虛與實,交互作為呈現真實的表現方法,歷史與神話,真實與夢幻,荒誕與現實,甚且本體與分身都可以。我的散文一向很實,關於愛情,這次,我告訴學生,可寫實可虛構,那,不然,你何不也試試「魔幻」?
3
我做足了準備。
先是無意中從網路看到故事,再看了故事影片,便幾度三番向不同朋友轉述這故事,一再說等我等我,我一定會去寫這故事。
這種先宣告就是我必然會達成的起手式。人常是想做待作的事都等在身邊一堆,自己心裡有數,遲速快慢一定要做的那些,便用「大家都已知道」當做自我催促的壓力。
是台中進化郵局的故事,作者說他妻子是郵局的資深義工。有個老婦人拿著已剪角的郵局帳戶簿本,堅持要領錢,她說兒子每天都匯一百元給她。局員請警察來處理,將婦人帶走了。隔天,那警察來郵局,拿了三千元給局員,說老婦人每天要來領一百元就給她,那婦人的兒子已經不在了。如此過了好幾年。有一天,那警察來說要調職,無法再一個月拿三千元來。這是個只有幾個局員的郵局,他們每人分攤,一個月仍提供三千元,讓老婦人一天提領一百元。
先驅車去找北區進化路,我得親眼看到郵局就在那兒才放心。這是我的另類齋戒沐浴,其實很自作孽不可活的儀式感,然後蓄著很飽滿的身心狀態,二天後,我正式出發去採訪,半途喝個咖啡,在鄰近的咖啡館先撥個電話去表明。
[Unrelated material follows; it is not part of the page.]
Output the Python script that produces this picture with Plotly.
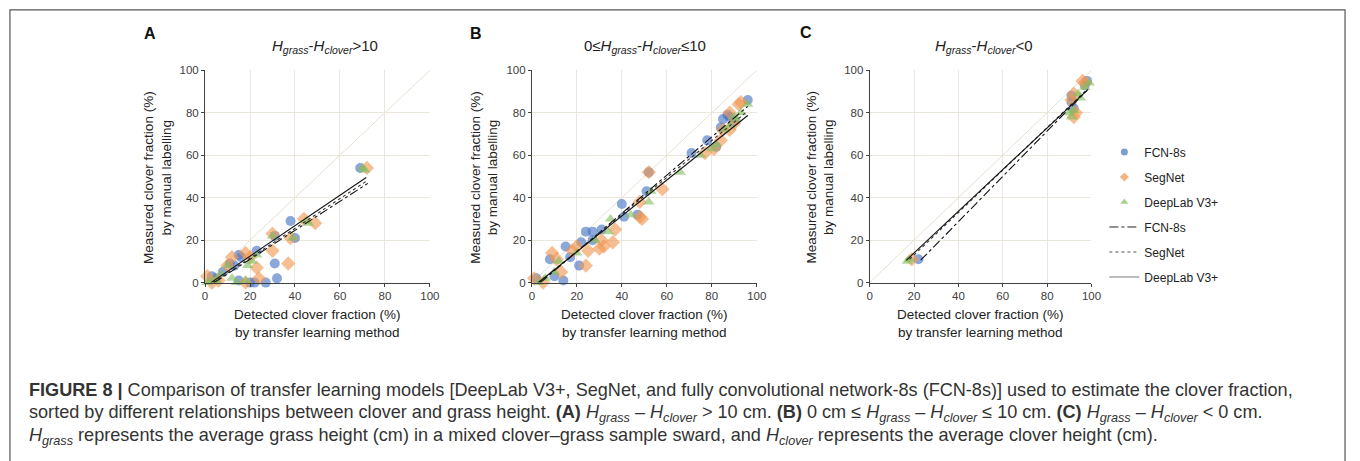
import plotly.graph_objects as go

W, H = 1360, 461

# ---------------- data ----------------
models = ["FCN-8s", "SegNet", "DeepLab V3+"]

# Panel A  (H_grass - H_clover > 10)
a_fcn_x = [69, 38, 40, 31, 31, 32, 27, 22, 15, 16, 15, 23, 11, 8, 3, 5, 20, 13]
a_fcn_y = [54, 29, 21, 22, 9, 2, 0, 0, 1, 12, 13, 15, 9, 5, 3, 2, 0, 8]
a_seg_x = [72, 44, 49, 37, 38, 30, 30, 23, 24, 18, 12, 1, 18, 6, 10, 20, 3]
a_seg_y = [54, 30, 28, 9, 21, 15, 23, 7, 2, 14, 12, 3, 0, 1, 8, 12, 0]
a_dl_x = [70, 71, 46, 45, 39, 30, 23, 19, 18, 10, 5, 1, 14, 12, 7, 3, 21]
a_dl_y = [54, 53, 28, 29, 21, 22, 13, 8, 1, 8, 1, 0, 0, 2, 4, 1, 10]

# Panel B  (0 <= H_grass - H_clover <= 10)
b_fcn_x = [96, 87, 85, 84, 78, 82, 71, 52, 51, 40, 41, 47, 27, 24, 22, 27, 31, 15, 8, 21, 14, 10, 2, 17, 88, 90]
b_fcn_y = [86, 79, 77, 73, 67, 64, 61, 52, 43, 37, 31, 32, 24, 24, 19, 20, 25, 17, 11, 8, 1, 3, 2, 12, 78, 76]
b_seg_x = [93, 88, 88, 84, 85, 77, 81, 52, 58, 48, 49, 48, 37, 36, 32, 30, 31, 25, 24, 18, 20, 9, 11, 13, 1, 5, 90, 92]
b_seg_y = [85, 80, 72, 67, 72, 61, 63, 52, 44, 31, 30, 38, 25, 19, 17, 16, 20, 15, 8, 15, 17, 14, 11, 5, 2, 0, 75, 84]
b_dl_x = [96, 90, 88, 86, 75, 80, 66, 52, 53, 44, 35, 34, 28, 20, 12, 10, 3, 6, 91, 93, 82]
b_dl_y = [84, 78, 74, 72, 60, 63, 52, 38, 43, 32, 30, 24, 20, 14, 10, 5, 0, 2, 77, 80, 65]

# Panel C  (H_grass - H_clover < 0)
c_fcn_x = [22, 91, 91, 92, 98, 97]
c_fcn_y = [11, 88, 85, 82, 95, 93]
c_seg_x = [19, 92, 93, 92, 96, 97, 91]
c_seg_y = [11, 89, 80, 78, 95, 94, 86]
c_dl_x = [17, 18, 91, 92, 94, 95, 99, 97, 90]
c_dl_y = [10, 11, 78, 81, 89, 87, 94, 92, 80]

# linear fits: slope, intercept, x start, x end  (order: FCN, SegNet, DeepLab)
a_fit_slope = [0.683, 0.700, 0.716]
a_fit_icpt = [-2.7, -2.45, -1.86]
a_fit_x0 = [4.0, 3.5, 2.6]
a_fit_x1 = [72.4, 72.0, 71.7]

b_fit_slope = [0.90, 0.87, 0.845]
b_fit_icpt = [-3.4, -2.7, -2.4]
b_fit_x0 = [3.8, 3.2, 2.9]
b_fit_x1 = [96.0, 96.0, 96.0]

c_fit_slope = [1.067, 1.0, 0.982]
c_fit_icpt = [-14.0, -7.0, -5.7]
c_fit_x0 = [23.0, 18.0, 16.5]
c_fit_x1 = [98.0, 98.0, 98.5]

ticks = [0, 20, 40, 60, 80, 100]
panel_letters = ["A", "B", "C"]
panel_titles = [
    "<i>H</i><sub><i>grass</i></sub>-<i>H</i><sub><i>clover</i></sub>&gt;10",
    "0≤<i>H</i><sub><i>grass</i></sub>-<i>H</i><sub><i>clover</i></sub>≤10",
    "<i>H</i><sub><i>grass</i></sub>-<i>H</i><sub><i>clover</i></sub>&lt;0",
]
x_title = "Detected clover fraction (%)<br>by transfer learning method"
y_title = "Measured clover fraction (%)<br>by manual labelling"

caption_lines = [
    "<b>FIGURE 8 |</b> Comparison of transfer learning models [DeepLab V3+, SegNet, and fully convolutional network-8s (FCN-8s)] used to estimate the clover fraction,",
    "sorted by different relationships between clover and grass height. <b>(A)</b> <i>H<sub>grass</sub></i> – <i>H<sub>clover</sub></i> &gt; 10 cm. "
    "<b>(B)</b> 0 cm ≤ <i>H<sub>grass</sub></i> – <i>H<sub>clover</sub></i> ≤ 10 cm. <b>(C)</b> <i>H<sub>grass</sub></i> – <i>H<sub>clover</sub></i> &lt; 0 cm.",
    "<i>H<sub>grass</sub></i> represents the average grass height (cm) in a mixed clover–grass sample sward, and <i>H<sub>clover</sub></i> represents the average clover height (cm).",
]

# ---------------- styles ----------------
FONT = "Liberation Sans, Arial, sans-serif"
marker_colors = ["rgba(70,114,196,0.62)", "rgba(240,150,80,0.62)", "rgba(130,190,95,0.62)"]
legend_marker_colors = ["rgba(70,114,196,0.7)", "rgba(240,150,80,0.7)", "rgba(130,190,95,0.7)"]
symbols = ["circle", "diamond", "triangle-up"]
msizes = [10, 11, 10]
dashes = ["dashdot", "dot", "solid"]
line_colors = ["#111111", "#333333", "#111111"]
legend_line_colors = ["#222222", "#555555", "#777777"]

# plot areas in pixels (left, right, top, bottom)
areas = [(204, 431), (534, 761), (875, 1099)]
top_px, bot_px = 66, 284

fig = go.Figure()

panels = [
    ([a_fcn_x, a_seg_x, a_dl_x], [a_fcn_y, a_seg_y, a_dl_y], a_fit_slope, a_fit_icpt, a_fit_x0, a_fit_x1),
    ([b_fcn_x, b_seg_x, b_dl_x], [b_fcn_y, b_seg_y, b_dl_y], b_fit_slope, b_fit_icpt, b_fit_x0, b_fit_x1),
    ([c_fcn_x, c_seg_x, c_dl_x], [c_fcn_y, c_seg_y, c_dl_y], c_fit_slope, c_fit_icpt, c_fit_x0, c_fit_x1),
]

for p, (xs, ys, sl, ic, x0s, x1s) in enumerate(panels):
    xa = "x" if p == 0 else f"x{p+1}"
    ya = "y" if p == 0 else f"y{p+1}"
    # 1:1 reference line
    fig.add_trace(go.Scatter(x=[0, 100], y=[0, 100], mode="lines", xaxis=xa, yaxis=ya,
                             line=dict(color="#e6e1d3", width=1), showlegend=False, hoverinfo="skip"))
    for m in range(3):
        fig.add_trace(go.Scatter(
            x=xs[m], y=ys[m], mode="markers", xaxis=xa, yaxis=ya, name=models[m],
            legendgroup=f"pts{m}", showlegend=False, cliponaxis=False,
            marker=dict(symbol=symbols[m], size=msizes[m], color=marker_colors[m], line=dict(width=0)),
        ))
    for m in range(3):
        fx = [x0s[m], x1s[m]]
        fy = [sl[m] * v + ic[m] for v in fx]
        fig.add_trace(go.Scatter(
            x=fx, y=fy, mode="lines", xaxis=xa, yaxis=ya, name=models[m],
            legendgroup=f"fit{m}", showlegend=False,
            line=dict(color=line_colors[m], width=1.1, dash=dashes[m]),
        ))

# legend entries (small symbols and thin lines as in the reference legend)
for m in range(3):
    fig.add_trace(go.Scatter(x=[None], y=[None], mode="markers", name=models[m], xaxis="x3", yaxis="y3",
                             legendgroup=f"pts{m}", showlegend=True,
                             marker=dict(symbol=symbols[m], size=7, color=legend_marker_colors[m], line=dict(width=0))))
for m in range(3):
    fig.add_trace(go.Scatter(x=[None], y=[None], mode="lines", name=models[m], xaxis="x3", yaxis="y3",
                             legendgroup=f"fit{m}", showlegend=True,
                             line=dict(color=legend_line_colors[m], width=1, dash=dashes[m])))


def px(v):
    return v / W


def py(v):
    return 1 - v / H


axis_common = dict(
    range=[0, 100], tickvals=ticks, showgrid=True, gridcolor="#ebe7dc", gridwidth=1,
    zeroline=False, showline=True, linecolor="#404040", linewidth=1,
    ticks="outside", ticklen=3, tickcolor="#404040",
    tickfont=dict(family=FONT, size=11.5, color="#404040"), fixedrange=True,
)

layout_axes = {}
for p, (l, r) in enumerate(areas):
    sx = "xaxis" if p == 0 else f"xaxis{p+1}"
    sy = "yaxis" if p == 0 else f"yaxis{p+1}"
    ya = "y" if p == 0 else f"y{p+1}"
    xa = "x" if p == 0 else f"x{p+1}"
    layout_axes[sx] = dict(axis_common, domain=[px(l), px(r)], anchor=ya)
    layout_axes[sy] = dict(axis_common, domain=[py(bot_px), py(top_px)], anchor=xa)

annotations = []
letter_pos = [(148, 28), (478, 28), (811, 27)]
title_pos = [(325, 42), (648, 42), (990, 42)]
ytitle_x = [156, 486, 825]
xtitle_x = [318, 648, 987]
for p in range(3):
    annotations.append(dict(text=f"<b>{panel_letters[p]}</b>", x=px(letter_pos[p][0]), y=py(letter_pos[p][1]),
                            xref="paper", yref="paper", showarrow=False, xanchor="center", yanchor="middle",
                            font=dict(family=FONT, size=16, color="#111111")))
    annotations.append(dict(text=panel_titles[p], x=px(title_pos[p][0]), y=py(title_pos[p][1]),
                            xref="paper", yref="paper", showarrow=False, xanchor="center", yanchor="middle",
                            font=dict(family=FONT, size=15, color="#222222")))
    annotations.append(dict(text=y_title, x=px(ytitle_x[p]), y=py(176), textangle=-90,
                            xref="paper", yref="paper", showarrow=False, xanchor="center", yanchor="middle",
                            font=dict(family=FONT, size=13.5, color="#222222")))
    annotations.append(dict(text=x_title, x=px(xtitle_x[p]), y=py(326),
                            xref="paper", yref="paper", showarrow=False, xanchor="center", yanchor="middle",
                            font=dict(family=FONT, size=13.5, color="#222222")))

cap_y = [394, 418, 442]
for i, line in enumerate(caption_lines):
    annotations.append(dict(text=line, x=px(24), y=py(cap_y[i]), xref="paper", yref="paper",
                            showarrow=False, xanchor="left", yanchor="middle", align="left",
                            font=dict(family=FONT, size=18.1, color="#333333")))

shapes = [dict(type="rect", xref="paper", yref="paper", x0=px(7), x1=px(1355), y0=-0.1, y1=py(4),
               line=dict(color="#555555", width=1.2), fillcolor="rgba(0,0,0,0)", layer="below")]

fig.update_layout(
    width=W, height=H, margin=dict(l=0, r=0, t=0, b=0),
    paper_bgcolor="white", plot_bgcolor="white",
    font=dict(family=FONT, color="#222222"),
    showlegend=True,
    legend=dict(x=px(1112), y=py(135), xanchor="left", yanchor="top",
                font=dict(family=FONT, size=12, color="#222222"),
                tracegroupgap=6, traceorder="grouped", itemsizing="trace",
                bgcolor="rgba(0,0,0,0)", itemwidth=30),
    annotations=annotations, shapes=shapes,
    **layout_axes,
)

fig.write_html(
    "out.html",
    config={"displayModeBar": False},
    post_script="document.body.style.margin='0';document.body.style.padding='0';document.body.style.overflow='hidden';",
)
局員的聲音很年輕有禮:「很抱歉,那個故事是虛構的。」
我將故事重述,對方完全沒打斷我,那很年輕有禮的聲音說:「義工大姊是真的,是她先生在網路PO的故事,但故事真的是虛構的。」
「我們局裡還有更資深的義工,說自她來這裡幾十年,從來沒看見發生這種事。」
對方還在說抱歉,我很有禮的回她沒關係的。
有關係嗎,這虛與實之間?人家孔子幾千年前就說了,「君子可逝也,不可陷也」,君子到了井邊不會沒剎車的跳下井,但聽到有人落井的第一時間,君子毫不考慮就會跑過去,這是天然的善的本性。你只能用合情合理的事欺騙到君子。
我被善良打動,虛實都合該身心飽滿的坐在一間咖啡館裡,沒事,喝杯香氣細膩的花神咖啡。
這城市秋天陽光總是金金亮,花神咖啡就是這樣,我湊嗅一下杯裡,高海拔咖啡,平靜明亮,有記憶點。